About data access


Although all data available through the BioData Catalyst powered by Seven Bridges have been stripped of direct identifiers, DNA information is inherently unique to an individual.

There are two types of data access tiers, Open Data and Controlled Data, have been put in place to balance the desire to make the data as widely available as possible while ensuring that the rights of study participants are well protected.

Data access tiers

Open Data

Open Data includes information which is not unique to an individual. This includes information such as:

  • De-identified clinical and demographic data
  • Gene expression data
  • Copy number alterations in regions of the genome
  • Epigenetic data
  • Summaries of data across individuals

All Platform users have access to Open Data as long as they agree to the data use and publication guidelines for all relevant datasets at sign-up.

Controlled Data

Controlled Data includes information which is unique to an individual.

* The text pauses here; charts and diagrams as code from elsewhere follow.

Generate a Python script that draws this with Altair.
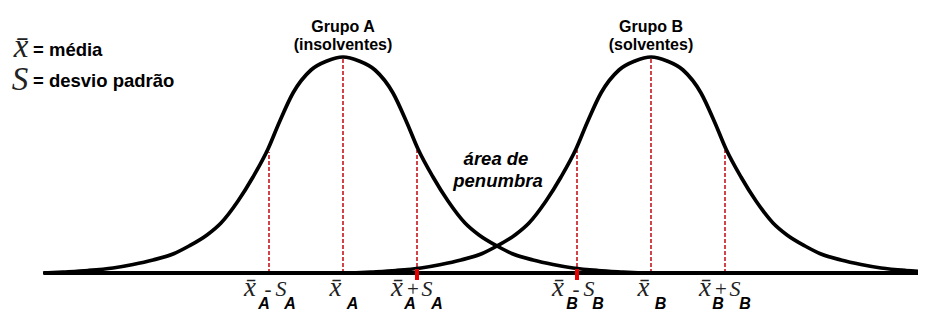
import altair as alt
import pandas as pd

# ---------------- data ----------------
groups = ["A", "B"]
group_means = [343, 651]          # position of each group's mean on the axis
group_sd = 74                     # standard deviation (same for both groups)
# half-profile of each bell curve: distance from the mean -> height above the axis
profile_dx = [0, 16, 32, 50, 64, 75, 90, 105, 122, 136, 154, 170, 190, 210, 230, 255, 280, 300]
profile_h = [216, 212, 203, 180, 150, 124, 96, 72, 50, 38, 27, 19, 13, 8.5, 5, 2.5, 1, 0]
# heights of the dashed guide lines at mean-sd, mean, mean+sd (A then B)
marker_h = [121, 216, 123, 123, 216, 123]
group_titles = ["Grupo A", "Grupo B"]
group_subtitles = ["(insolventes)", "(solventes)"]
overlap_text = ["área de", "penumbra"]
legend_symbols = ["x\u0304", "S"]
legend_texts = ["= média", "= desvio padrão"]
axis_start, axis_end = 44, 926

# ---------------- tables built from the data ----------------
curve_rows = []
for g, m in zip(groups, group_means):
    for dx, h in zip(profile_dx, profile_h):
        curve_rows.append({"g": g, "x": m - dx, "h": h})
        if dx:
            curve_rows.append({"g": g, "x": m + dx, "h": h})
curves = pd.DataFrame(curve_rows).sort_values(["g", "x"])

marker_rows = []
kinds = ["minus", "mean", "plus"]
i = 0
for g, m in zip(groups, group_means):
    for k, off in zip(kinds, [-group_sd, 0, group_sd]):
        marker_rows.append({"g": g, "kind": k, "x": m + off, "h": marker_h[i], "zero": 0})
        i += 1
markers = pd.DataFrame(marker_rows)

# label pieces (layout offsets relative to each marker)
layout = {
    "minus": [("x\u0304", -19, "xbar"), ("-", -1, "op"), ("S", 12, "s"), ("G", -5, "sub"), ("G", 21, "sub")],
    "mean": [("x\u0304", -7.5, "xbar"), ("G", 9.5, "sub")],
    "plus": [("x\u0304", -20, "xbar"), ("+", -4, "op"), ("S", 10, "s"), ("G", -7, "sub"), ("G", 20, "sub")],
}
piece_rows = []
for r in marker_rows:
    for txt, off, cls in layout[r["kind"]]:
        piece_rows.append({
            "x": r["x"] + off,
            "y": -36 if cls == "sub" else -23,
            "t": r["g"] if txt == "G" else txt,
            "cls": cls,
        })
pieces = pd.DataFrame(piece_rows)

titles = pd.DataFrame({
    "x": group_means * 2,
    "y": [241, 241, 223, 223],
    "t": group_titles + group_subtitles,
})
overlap = pd.DataFrame({"x": [496, 498], "y": [108, 86], "t": overlap_text})
leg_sym = pd.DataFrame({"x": [21, 20], "y": [216, 183], "t": legend_symbols})
leg_txt = pd.DataFrame({"x": [33, 33], "y": [217, 186], "t": legend_texts})
axis_df = pd.DataFrame({"x": [axis_start], "x2": [axis_end], "y": [0]})
edge_df = markers[((markers.g == "A") & (markers.kind == "plus")) |
                  ((markers.g == "B") & (markers.kind == "minus"))].copy()
edge_df["top"] = 4
edge_df["bot"] = -7

# ---------------- chart ----------------
xs = alt.Scale(domain=[8, 918], nice=False, zero=False)
ys = alt.Scale(domain=[-39, 265], nice=False, zero=False)
X = lambda f: alt.X(f"{f}:Q", scale=xs, axis=None)
Y = lambda f: alt.Y(f"{f}:Q", scale=ys, axis=None)

RED = "#c8161d"

dashed = alt.Chart(markers).mark_rule(color=RED, strokeWidth=1.6, strokeDash=[4, 2]).encode(
    x=X("x"), y=Y("zero"), y2="h:Q")
edges = alt.Chart(edge_df).mark_rule(color="#e60000", strokeWidth=4).encode(
    x=X("x"), y=Y("top"), y2="bot:Q")
lines = alt.Chart(curves).mark_line(color="black", strokeWidth=3.7, interpolate="monotone", clip=True).encode(
    x=X("x"), y=Y("h"), detail="g:N", order="x:Q")
axis_line = alt.Chart(axis_df).mark_rule(color="black", strokeWidth=4).encode(
    x=X("x"), x2="x2:Q", y=Y("y"))

def text_layer(df, color="black", **kw):
    return alt.Chart(df).mark_text(baseline="alphabetic", color=color, **kw).encode(
        x=X("x"), y=Y("y"), text="t:N")

t_titles = text_layer(titles, font="Liberation Sans", fontSize=16, fontWeight="bold", align="center")
t_overlap = text_layer(overlap, font="Liberation Sans", fontSize=18.5, fontWeight="bold",
                       fontStyle="italic", align="center")
t_legsym = text_layer(leg_sym, font="Liberation Serif", fontSize=33, fontStyle="italic", align="center",
                      color="#222222")
t_legtxt = text_layer(leg_txt, font="Liberation Sans", fontSize=18.5, fontWeight="bold", align="left")
t_xbar = text_layer(pieces[pieces.cls == "xbar"], font="Liberation Serif", fontSize=27,
                    fontStyle="italic", align="center", color="#222222")
t_s = text_layer(pieces[pieces.cls == "s"], font="Liberation Serif", fontSize=22,
                 fontStyle="italic", align="center", color="#222222")
t_op = text_layer(pieces[pieces.cls == "op"], font="Liberation Serif", fontSize=21, align="center",
                  color="#222222")
t_sub = text_layer(pieces[pieces.cls == "sub"], font="Liberation Sans", fontSize=16, fontWeight="bold",
                   fontStyle="italic", align="center")

chart = alt.layer(
    dashed, lines, axis_line, edges,
    t_titles, t_overlap, t_legsym, t_legtxt, t_xbar, t_s, t_op, t_sub,
).properties(
    width=910, height=304, padding=0, autosize="none", background="white"
).configure_view(stroke=None)

chart.save("out.html", embed_options={"renderer": "svg", "actions": False})
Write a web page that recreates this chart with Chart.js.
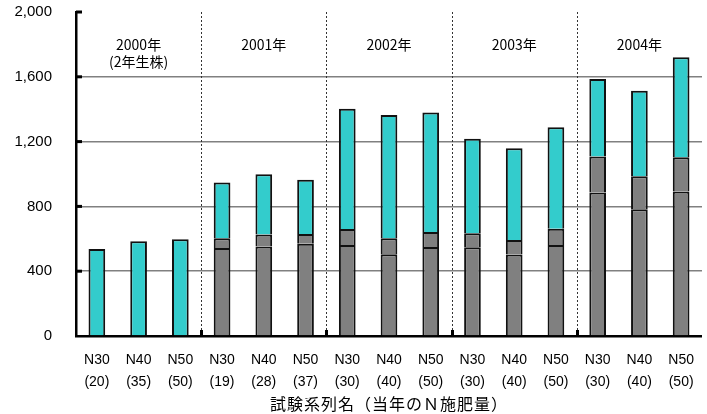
<!DOCTYPE html>
<html>
<head>
<meta charset="utf-8">
<script src="https://cdn.jsdelivr.net/npm/chart.js@4"></script>
<style>
  html, body { margin: 0; padding: 0; background: #fff; }
</style>
</head>
<body>
<canvas id="chart" width="707" height="414"></canvas>
<script>
// categories: treatment name + N amount of the year
const treatments = ['N30', 'N40', 'N50', 'N30', 'N40', 'N50', 'N30', 'N40', 'N50', 'N30', 'N40', 'N50', 'N30', 'N40', 'N50'];
const nAmounts = ['(20)', '(35)', '(50)', '(19)', '(28)', '(37)', '(30)', '(40)', '(50)', '(30)', '(40)', '(50)', '(30)', '(40)', '(50)'];
const years = [['2000年', '(2年生株)'], ['2001年'], ['2002年'], ['2003年'], ['2004年']];

// stacked segments
const lowerPart = [0, 0, 0, 543, 552, 570, 562, 505, 550, 548, 503, 562, 886, 782, 892];
const middlePart = [0, 0, 0, 60, 74, 60, 98, 98, 92, 86, 90, 100, 222, 204, 212];
const upperPart = [537, 585, 597, 345, 373, 334, 743, 761, 738, 584, 566, 626, 478, 528, 617];

const yTicks = [0, 400, 800, 1200, 1600, 2000];

const FONT = '"Liberation Sans", Arial, "Noto Sans CJK JP", sans-serif';
const JP_FONT = '"Noto Sans CJK JP", "Liberation Sans", sans-serif';

const labels = treatments.map((t, i) => [t, nAmounts[i]]);

const decorPlugin = {
    id: 'decor',
    afterDraw(chart) {
        const { ctx, chartArea, scales } = chart;
        const x = scales.x, y = scales.y;
        ctx.save();

        // group dividers
        for (let g = 1; g < years.length; g++) {
            const px = Math.round((x.getPixelForValue(g * 3 - 1) + x.getPixelForValue(g * 3)) / 2) + 0.5;
            ctx.strokeStyle = '#333';
            ctx.lineWidth = 1;
            ctx.setLineDash([2, 2]);
            ctx.beginPath();
            ctx.moveTo(px, chartArea.top);
            ctx.lineTo(px, chartArea.bottom);
            ctx.stroke();
            ctx.setLineDash([]);
            ctx.fillStyle = '#000';
            ctx.fillRect(px - 1.5, chartArea.bottom - 6, 3, 6);
        }

        // inner ticks on the y axis
        ctx.fillStyle = '#000';
        yTicks.forEach(v => {
            if (v === 0) return;
            const py = y.getPixelForValue(v);
            ctx.fillRect(chartArea.left, py - 1.5, 6, 3);
        });

        // year labels
        ctx.fillStyle = '#000';
        ctx.textAlign = 'center';
        ctx.textBaseline = 'middle';
        ctx.font = '14px ' + JP_FONT;
        years.forEach((lines, g) => {
            const cx = x.getPixelForValue(g * 3 + 1);
            lines.forEach((s, k) => ctx.fillText(s, cx, chartArea.top + 33 + k * 17));
        });

        // axis title
        ctx.font = '16px ' + JP_FONT;
        ctx.letterSpacing = '1px';
        ctx.fillText('試験系列名（当年のＮ施肥量）', 389, 404);
        ctx.restore();
    }
};

const barStyle = { borderColor: '#111', borderWidth: 2, barPercentage: 0.4, categoryPercentage: 1 };

new Chart(document.getElementById('chart').getContext('2d'), {
    type: 'bar',
    data: {
        labels: labels,
        datasets: [
            Object.assign({ label: 'lower', data: lowerPart, backgroundColor: '#808080' }, barStyle),
            Object.assign({ label: 'middle', data: middlePart, backgroundColor: '#808080' }, barStyle),
            Object.assign({ label: 'upper', data: upperPart, backgroundColor: '#33cccc' }, barStyle)
        ]
    },
    options: {
        responsive: false,
        animation: false,
        layout: { padding: { top: 11, right: 1, left: 0, bottom: 0 } },
        plugins: { legend: { display: false }, tooltip: { enabled: false } },
        scales: {
            x: {
                stacked: true,
                grid: { display: false, drawTicks: false },
                border: { color: '#000', width: 2.5 },
                ticks: { color: '#000', font: { family: FONT, size: 14, lineHeight: 1.58 }, padding: 13, maxRotation: 0, autoSkip: false },
                afterFit: s => { s.height = 78; }
            },
            y: {
                stacked: true,
                min: 0,
                max: 2000,
                afterBuildTicks: s => { s.ticks = yTicks.map(v => ({ value: v })); },
                grid: {
                    drawTicks: true,
                    tickLength: 21,
                    tickColor: 'rgba(0,0,0,0)',
                    lineWidth: 1.5,
                    color: c => (c.tick && (c.tick.value === 0 || c.tick.value === 2000)) ? 'rgba(0,0,0,0)' : '#808080'
                },
                border: { color: '#000', width: 2.5 },
                ticks: {
                    color: '#000',
                    padding: 3,
                    font: { family: FONT, size: 15 },
                    callback: v => v.toLocaleString('en-US')
                },
                afterFit: s => { s.width = 76; }
            }
        }
    },
    plugins: [decorPlugin]
});
</script>
</body>
</html>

This includes most raw data files and some processed data such as:

  • Primary sequencing data (CRAM files) from DNA, RNA, miRNA or bisulfite sequencing studies
  • Variant calls for an individual (VCF files)

Each researcher requiring access to Controlled Data for their studies must have their dataset approvals on the NHLBI BioData Catalyst whitelist.

Researchers must be approved by the NCBI Database of Genotypes and Phenotypes (dbGaP) for the TOPMed studies they wish to access on BioData Catalyst.

Accessing dbGaP controlled data

To access dbGaP controlled data you should first make sure you have an eRA Commons account as well as access permissions through the dbGaP.

Next, you should create a new account on the Platform by using your eRA Commons credentials.